When we process multi-line input, we can accumulate the substitution functions’ return values on each input line to determine if there is at least one successful substitution:
$ awk '{ v += sub(/Java/, "Kotlin"); print } END{ if(v==0) exit 100 }' input.txt
Kotlin is a programming language.
Kotlin is awesome!
Hello World.
$ echo "return code is $?"
return code is 0
$ awk '{ v += sub(/Windows/, "Linux"); print } END{ if(v==0) exit 100 }' input.txt
Java is a programming language.
Java is awesome!
Hello World.
$ echo "return code is $?"
return code is 100
The awk command above is pretty similar to the single-line solution. There are only two changes:
- Using v += sub() instead of v = sub() to accumulate the return values on each line
- Moving the “v==0” check to the END block to determine the exit code after processing all input lines
As we’ve seen, the awk command is pretty easy to understand. Therefore, we address the awk solution first.
sed can solve the problem, too. Let’s see how it’s done.
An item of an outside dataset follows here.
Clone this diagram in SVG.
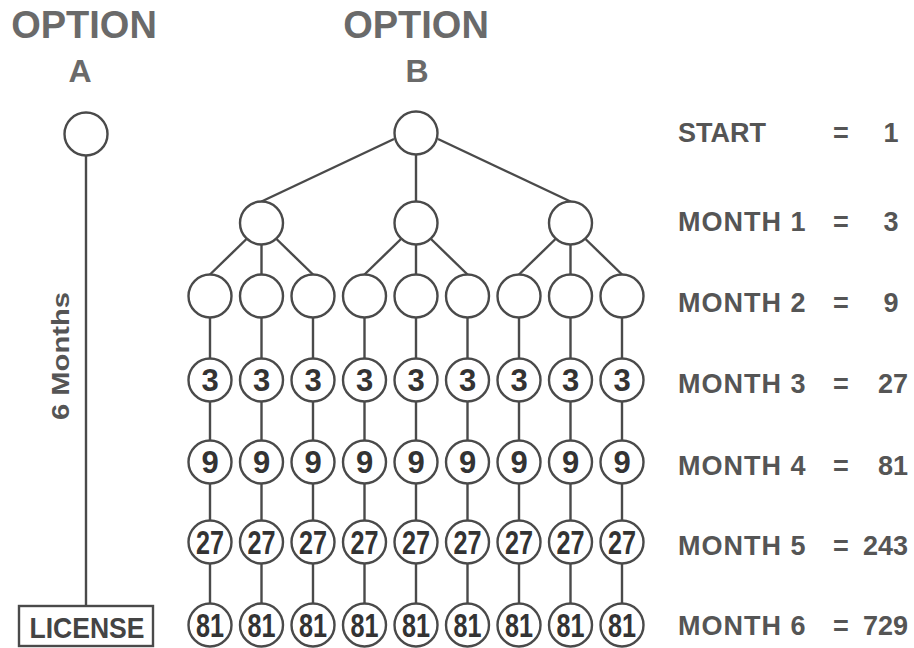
<svg xmlns="http://www.w3.org/2000/svg" width="914" height="648" viewBox="0 0 914 648">
  <style>
    .edge { stroke: #4a4a4a; stroke-width: 2.4; fill: none; }
    .node circle { fill: #ffffff; stroke: #4a4a4a; stroke-width: 2.4; }
    .num { font-family: "Liberation Sans", Arial, sans-serif; font-weight: bold; font-size: 31px; fill: #333333; text-anchor: middle; }
    .num2 { font-family: "Liberation Sans", Arial, sans-serif; font-weight: bold; font-size: 33px; fill: #333333; text-anchor: middle; }
    .title { font-family: "Liberation Sans", Arial, sans-serif; font-weight: bold; fill: #6a6a6a; text-anchor: middle; }
    .lbl { font-family: "Liberation Sans", Arial, sans-serif; font-weight: bold; font-size: 27px; fill: #555555; }
  </style>
  <rect width="914" height="648" fill="#ffffff"/>

  <!-- headings -->
  <text class="title" x="84" y="38" font-size="38">OPTION</text>
  <text class="title" x="80" y="82" font-size="32">A</text>
  <text class="title" x="416" y="38" font-size="38">OPTION</text>
  <text class="title" x="417" y="82" font-size="32">B</text>

  <!-- connectors -->
  <g id="connectors" class="edge">
    <!-- option A timeline -->
    <line x1="86" y1="156" x2="86" y2="606"/>
    <!-- root to month 1 -->
    <line x1="394" y1="139" x2="261.5" y2="201.5"/>
    <line x1="416" y1="155" x2="416" y2="201.5"/>
    <line x1="438" y1="139" x2="570.5" y2="201.5"/>
    <!-- month 1 to month 2 -->
    <line x1="246.5" y1="239" x2="210" y2="274.5"/>
    <line x1="261.5" y1="245" x2="261.5" y2="274.5"/>
    <line x1="276.5" y1="239" x2="313" y2="274.5"/>
    <line x1="401" y1="239" x2="364.5" y2="274.5"/>
    <line x1="416" y1="245" x2="416" y2="274.5"/>
    <line x1="431" y1="239" x2="467.5" y2="274.5"/>
    <line x1="555.5" y1="239" x2="519" y2="274.5"/>
    <line x1="570.5" y1="245" x2="570.5" y2="274.5"/>
    <line x1="585.5" y1="239" x2="622" y2="274.5"/>
    <!-- month 2 to month 6 columns -->
    <line x1="210" y1="296" x2="210" y2="625"/>
    <line x1="261.5" y1="296" x2="261.5" y2="625"/>
    <line x1="313" y1="296" x2="313" y2="625"/>
    <line x1="364.5" y1="296" x2="364.5" y2="625"/>
    <line x1="416" y1="296" x2="416" y2="625"/>
    <line x1="467.5" y1="296" x2="467.5" y2="625"/>
    <line x1="519" y1="296" x2="519" y2="625"/>
    <line x1="570.5" y1="296" x2="570.5" y2="625"/>
    <line x1="622" y1="296" x2="622" y2="625"/>
  </g>

  <!-- option A -->
  <g id="a-start" class="node"><circle cx="86" cy="134" r="21.5"/></g>
  <g id="a-license">
    <rect x="19" y="606" width="134" height="40" fill="#ffffff" stroke="#4a4a4a" stroke-width="2.4"/>
    <text x="87" y="638" font-family="Liberation Sans, Arial, sans-serif" font-weight="bold" font-size="30" fill="#444444" text-anchor="middle" textLength="115" lengthAdjust="spacingAndGlyphs">LICENSE</text>
  </g>
  <text x="69" y="356" transform="rotate(-90 69 356)" font-family="Liberation Sans, Arial, sans-serif" font-weight="bold" font-size="23" fill="#555555" text-anchor="middle" textLength="128" lengthAdjust="spacingAndGlyphs">6 Months</text>

  <!-- option B: start and months 1-2 -->
  <g id="b-root" class="node"><circle cx="416" cy="133" r="21.5"/></g>
  <g id="m1-1" class="node"><circle cx="261.5" cy="223" r="21.5"/></g>
  <g id="m1-2" class="node"><circle cx="416" cy="223" r="21.5"/></g>
  <g id="m1-3" class="node"><circle cx="570.5" cy="223" r="21.5"/></g>
  <g id="m2-1" class="node"><circle cx="210" cy="296" r="21.5"/></g>
  <g id="m2-2" class="node"><circle cx="261.5" cy="296" r="21.5"/></g>
  <g id="m2-3" class="node"><circle cx="313" cy="296" r="21.5"/></g>
  <g id="m2-4" class="node"><circle cx="364.5" cy="296" r="21.5"/></g>
  <g id="m2-5" class="node"><circle cx="416" cy="296" r="21.5"/></g>
  <g id="m2-6" class="node"><circle cx="467.5" cy="296" r="21.5"/></g>
  <g id="m2-7" class="node"><circle cx="519" cy="296" r="21.5"/></g>
  <g id="m2-8" class="node"><circle cx="570.5" cy="296" r="21.5"/></g>
  <g id="m2-9" class="node"><circle cx="622" cy="296" r="21.5"/></g>

  <!-- month 3 -->
  <g id="m3-1" class="node"><circle cx="210" cy="380" r="21.5"/><text class="num" x="210" y="391">3</text></g>
  <g id="m3-2" class="node"><circle cx="261.5" cy="380" r="21.5"/><text class="num" x="261.5" y="391">3</text></g>
  <g id="m3-3" class="node"><circle cx="313" cy="380" r="21.5"/><text class="num" x="313" y="391">3</text></g>
  <g id="m3-4" class="node"><circle cx="364.5" cy="380" r="21.5"/><text class="num" x="364.5" y="391">3</text></g>
  <g id="m3-5" class="node"><circle cx="416" cy="380" r="21.5"/><text class="num" x="416" y="391">3</text></g>
  <g id="m3-6" class="node"><circle cx="467.5" cy="380" r="21.5"/><text class="num" x="467.5" y="391">3</text></g>
  <g id="m3-7" class="node"><circle cx="519" cy="380" r="21.5"/><text class="num" x="519" y="391">3</text></g>
  <g id="m3-8" class="node"><circle cx="570.5" cy="380" r="21.5"/><text class="num" x="570.5" y="391">3</text></g>
  <g id="m3-9" class="node"><circle cx="622" cy="380" r="21.5"/><text class="num" x="622" y="391">3</text></g>

  <!-- month 4 -->
  <g id="m4-1" class="node"><circle cx="210" cy="462" r="21.5"/><text class="num" x="210" y="473">9</text></g>
  <g id="m4-2" class="node"><circle cx="261.5" cy="462" r="21.5"/><text class="num" x="261.5" y="473">9</text></g>
  <g id="m4-3" class="node"><circle cx="313" cy="462" r="21.5"/><text class="num" x="313" y="473">9</text></g>
  <g id="m4-4" class="node"><circle cx="364.5" cy="462" r="21.5"/><text class="num" x="364.5" y="473">9</text></g>
  <g id="m4-5" class="node"><circle cx="416" cy="462" r="21.5"/><text class="num" x="416" y="473">9</text></g>
  <g id="m4-6" class="node"><circle cx="467.5" cy="462" r="21.5"/><text class="num" x="467.5" y="473">9</text></g>
  <g id="m4-7" class="node"><circle cx="519" cy="462" r="21.5"/><text class="num" x="519" y="473">9</text></g>
  <g id="m4-8" class="node"><circle cx="570.5" cy="462" r="21.5"/><text class="num" x="570.5" y="473">9</text></g>
  <g id="m4-9" class="node"><circle cx="622" cy="462" r="21.5"/><text class="num" x="622" y="473">9</text></g>

  <!-- month 5 -->
  <g id="m5-1" class="node"><circle cx="210" cy="542" r="21.5"/><text class="num2" x="210" y="554" textLength="28" lengthAdjust="spacingAndGlyphs">27</text></g>
  <g id="m5-2" class="node"><circle cx="261.5" cy="542" r="21.5"/><text class="num2" x="261.5" y="554" textLength="28" lengthAdjust="spacingAndGlyphs">27</text></g>
  <g id="m5-3" class="node"><circle cx="313" cy="542" r="21.5"/><text class="num2" x="313" y="554" textLength="28" lengthAdjust="spacingAndGlyphs">27</text></g>
  <g id="m5-4" class="node"><circle cx="364.5" cy="542" r="21.5"/><text class="num2" x="364.5" y="554" textLength="28" lengthAdjust="spacingAndGlyphs">27</text></g>
  <g id="m5-5" class="node"><circle cx="416" cy="542" r="21.5"/><text class="num2" x="416" y="554" textLength="28" lengthAdjust="spacingAndGlyphs">27</text></g>
  <g id="m5-6" class="node"><circle cx="467.5" cy="542" r="21.5"/><text class="num2" x="467.5" y="554" textLength="28" lengthAdjust="spacingAndGlyphs">27</text></g>
  <g id="m5-7" class="node"><circle cx="519" cy="542" r="21.5"/><text class="num2" x="519" y="554" textLength="28" lengthAdjust="spacingAndGlyphs">27</text></g>
  <g id="m5-8" class="node"><circle cx="570.5" cy="542" r="21.5"/><text class="num2" x="570.5" y="554" textLength="28" lengthAdjust="spacingAndGlyphs">27</text></g>
  <g id="m5-9" class="node"><circle cx="622" cy="542" r="21.5"/><text class="num2" x="622" y="554" textLength="28" lengthAdjust="spacingAndGlyphs">27</text></g>

  <!-- month 6 -->
  <g id="m6-1" class="node"><circle cx="210" cy="625" r="21.5"/><text class="num2" x="210" y="637" textLength="28" lengthAdjust="spacingAndGlyphs">81</text></g>
  <g id="m6-2" class="node"><circle cx="261.5" cy="625" r="21.5"/><text class="num2" x="261.5" y="637" textLength="28" lengthAdjust="spacingAndGlyphs">81</text></g>
  <g id="m6-3" class="node"><circle cx="313" cy="625" r="21.5"/><text class="num2" x="313" y="637" textLength="28" lengthAdjust="spacingAndGlyphs">81</text></g>
  <g id="m6-4" class="node"><circle cx="364.5" cy="625" r="21.5"/><text class="num2" x="364.5" y="637" textLength="28" lengthAdjust="spacingAndGlyphs">81</text></g>
  <g id="m6-5" class="node"><circle cx="416" cy="625" r="21.5"/><text class="num2" x="416" y="637" textLength="28" lengthAdjust="spacingAndGlyphs">81</text></g>
  <g id="m6-6" class="node"><circle cx="467.5" cy="625" r="21.5"/><text class="num2" x="467.5" y="637" textLength="28" lengthAdjust="spacingAndGlyphs">81</text></g>
  <g id="m6-7" class="node"><circle cx="519" cy="625" r="21.5"/><text class="num2" x="519" y="637" textLength="28" lengthAdjust="spacingAndGlyphs">81</text></g>
  <g id="m6-8" class="node"><circle cx="570.5" cy="625" r="21.5"/><text class="num2" x="570.5" y="637" textLength="28" lengthAdjust="spacingAndGlyphs">81</text></g>
  <g id="m6-9" class="node"><circle cx="622" cy="625" r="21.5"/><text class="num2" x="622" y="637" textLength="28" lengthAdjust="spacingAndGlyphs">81</text></g>

  <!-- totals per month -->
  <g id="totals" class="lbl">
    <text x="678" y="142">START</text>
    <text x="841" y="142" text-anchor="middle">=</text>
    <text x="891" y="142" text-anchor="middle">1</text>

    <text x="678" y="231" letter-spacing="1">MONTH 1</text>
    <text x="841" y="231" text-anchor="middle">=</text>
    <text x="891" y="231" text-anchor="middle">3</text>

    <text x="678" y="312" letter-spacing="1">MONTH 2</text>
    <text x="841" y="312" text-anchor="middle">=</text>
    <text x="891" y="312" text-anchor="middle">9</text>

    <text x="678" y="393" letter-spacing="1">MONTH 3</text>
    <text x="841" y="393" text-anchor="middle">=</text>
    <text x="908" y="393" text-anchor="end">27</text>

    <text x="678" y="475" letter-spacing="1">MONTH 4</text>
    <text x="841" y="475" text-anchor="middle">=</text>
    <text x="908" y="475" text-anchor="end">81</text>

    <text x="678" y="555" letter-spacing="1">MONTH 5</text>
    <text x="841" y="555" text-anchor="middle">=</text>
    <text x="908" y="555" text-anchor="end">243</text>

    <text x="678" y="635" letter-spacing="1">MONTH 6</text>
    <text x="841" y="635" text-anchor="middle">=</text>
    <text x="908" y="635" text-anchor="end">729</text>
  </g>
</svg>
4.2. Using the sed Command
sed doesn’t support declaring variables and performing math calculations. Therefore, we have to solve the problem differently.
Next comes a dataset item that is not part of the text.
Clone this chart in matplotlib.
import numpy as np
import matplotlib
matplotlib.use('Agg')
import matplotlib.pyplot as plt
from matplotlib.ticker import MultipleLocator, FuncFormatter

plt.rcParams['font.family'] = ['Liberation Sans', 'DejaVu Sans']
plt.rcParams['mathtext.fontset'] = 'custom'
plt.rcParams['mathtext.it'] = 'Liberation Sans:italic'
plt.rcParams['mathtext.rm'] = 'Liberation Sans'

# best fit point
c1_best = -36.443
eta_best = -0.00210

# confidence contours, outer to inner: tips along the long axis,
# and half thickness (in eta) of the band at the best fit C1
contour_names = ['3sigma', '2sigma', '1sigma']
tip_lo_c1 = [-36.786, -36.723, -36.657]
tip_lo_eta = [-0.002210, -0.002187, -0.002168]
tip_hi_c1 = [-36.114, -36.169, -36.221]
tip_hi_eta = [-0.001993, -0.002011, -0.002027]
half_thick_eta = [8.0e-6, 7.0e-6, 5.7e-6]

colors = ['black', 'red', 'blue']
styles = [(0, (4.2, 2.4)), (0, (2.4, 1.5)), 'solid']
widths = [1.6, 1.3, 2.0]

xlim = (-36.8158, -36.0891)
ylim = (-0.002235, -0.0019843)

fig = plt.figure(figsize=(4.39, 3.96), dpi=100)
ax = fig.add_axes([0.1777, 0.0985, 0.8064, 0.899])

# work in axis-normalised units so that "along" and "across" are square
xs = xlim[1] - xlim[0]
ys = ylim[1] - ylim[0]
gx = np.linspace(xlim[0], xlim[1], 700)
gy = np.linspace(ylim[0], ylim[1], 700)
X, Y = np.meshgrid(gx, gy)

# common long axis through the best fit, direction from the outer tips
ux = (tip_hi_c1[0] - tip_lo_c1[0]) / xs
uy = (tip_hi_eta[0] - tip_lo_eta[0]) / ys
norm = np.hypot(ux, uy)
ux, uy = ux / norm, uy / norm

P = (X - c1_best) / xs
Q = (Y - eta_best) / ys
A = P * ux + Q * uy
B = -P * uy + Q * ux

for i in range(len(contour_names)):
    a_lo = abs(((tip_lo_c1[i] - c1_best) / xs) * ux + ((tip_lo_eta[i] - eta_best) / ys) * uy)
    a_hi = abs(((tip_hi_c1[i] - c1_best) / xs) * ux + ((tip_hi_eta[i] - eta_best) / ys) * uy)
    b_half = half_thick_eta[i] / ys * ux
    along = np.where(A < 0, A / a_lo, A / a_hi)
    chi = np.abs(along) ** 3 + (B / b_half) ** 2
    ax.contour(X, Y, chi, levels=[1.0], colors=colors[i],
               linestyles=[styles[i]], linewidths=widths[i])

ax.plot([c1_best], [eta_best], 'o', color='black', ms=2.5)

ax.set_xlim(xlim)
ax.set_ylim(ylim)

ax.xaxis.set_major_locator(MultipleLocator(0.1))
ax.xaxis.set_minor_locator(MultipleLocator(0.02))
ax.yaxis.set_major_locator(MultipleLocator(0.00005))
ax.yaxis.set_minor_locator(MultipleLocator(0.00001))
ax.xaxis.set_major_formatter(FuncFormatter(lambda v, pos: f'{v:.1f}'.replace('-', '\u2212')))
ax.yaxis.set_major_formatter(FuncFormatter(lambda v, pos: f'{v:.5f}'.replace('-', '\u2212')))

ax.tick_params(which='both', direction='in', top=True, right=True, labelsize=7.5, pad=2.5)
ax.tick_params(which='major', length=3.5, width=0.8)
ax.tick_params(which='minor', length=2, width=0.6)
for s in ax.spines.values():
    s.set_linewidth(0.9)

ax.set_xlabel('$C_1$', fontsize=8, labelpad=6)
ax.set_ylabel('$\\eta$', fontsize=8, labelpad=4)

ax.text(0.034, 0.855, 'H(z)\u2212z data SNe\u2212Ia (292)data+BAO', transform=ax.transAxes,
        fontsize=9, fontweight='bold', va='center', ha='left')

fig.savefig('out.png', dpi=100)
Let’s first take a look at the solution:
$ sed -n 's/Java/Kotlin/; tOK; bNOK; :OK;H; :NOK;p;${g;/./!{q100}}' input.txt
Kotlin is a programming language.
Kotlin is awesome!
Hello World.
$ echo "return code is $?"
return code is 0
$ sed -n 's/Windows/Linux/; tOK; bNOK; :OK;H; :NOK;p;${g;/./!{q100}}' input.txt
Java is a programming language.
Java is awesome!
Hello World.
$ echo "return code is $?"
return code is 100
Before we walk through the command, we need to understand a few sed commands:
- b label – Branch to the given label without checking if the previous s/../../ is a success
- H – Append the pattern space to the hold space
- g – Copy the hold space to the pattern space
Next, let’s figure out how the command works.
4.3. Understanding the sed Solution
A “flow-chart” may help us understand it more easily:
┌──────────────────────┐
┌───success─:OK──────>┤H; p; ${g;/./!{q100}} │
│ ^ └──────────────────────┘
│ │
sed -n 's/Java/Kotlin/; tOK; bNOK; :OK;H; :NOK; p;${g;/./!{q100}}' input.txt
│ │
│ v ┌───────────────────┐
└─not success─┴:NOK──>┤ p;${g;/./!{q100}} │
└───────────────────┘
As the chart above shows, there are two paths after the substitution. Let’s take a look at the success case first.
The ‘*tOK;‘ command will route the processing to execute ‘H; p; ${g;/./!{q100}}*‘:
- H – append current pattern space to hold space, so the hold space is not empty anymore. We use this trick to mark if there is at least one successful substitution
- p – print the pattern space
- ${.. – if the current line is the last line from the input
- g – copy the hold space to the current pattern space so that we can check if there is at least one successful substitution
- .. /./!{q100} } – if the hold space is empty, we think no successful substitution has been done, so return: q100
The ‘NOK‘ path is similar to the ‘OK‘ path. The ‘*bNOK;‘ command will branch to the commands: ‘p; ${g;/./!{q100}}*‘.
So, we’ll do almost the same as the ‘OK‘ path, but we don’t append pattern space to hold space. This is because we only set the mark in the hold space after a successful substation.
If we compare the sed and awk solutions, the awk solution is much easier to understand.
Therefore, when the input is multi-line, we recommend using the awk solution to control the return value.
5. Conclusion
In this article, we’ve discussed how to return a non-zero value after awk and sed substitutions are unsuccessful.
Also, we’ve covered single-line and multi-line input scenarios.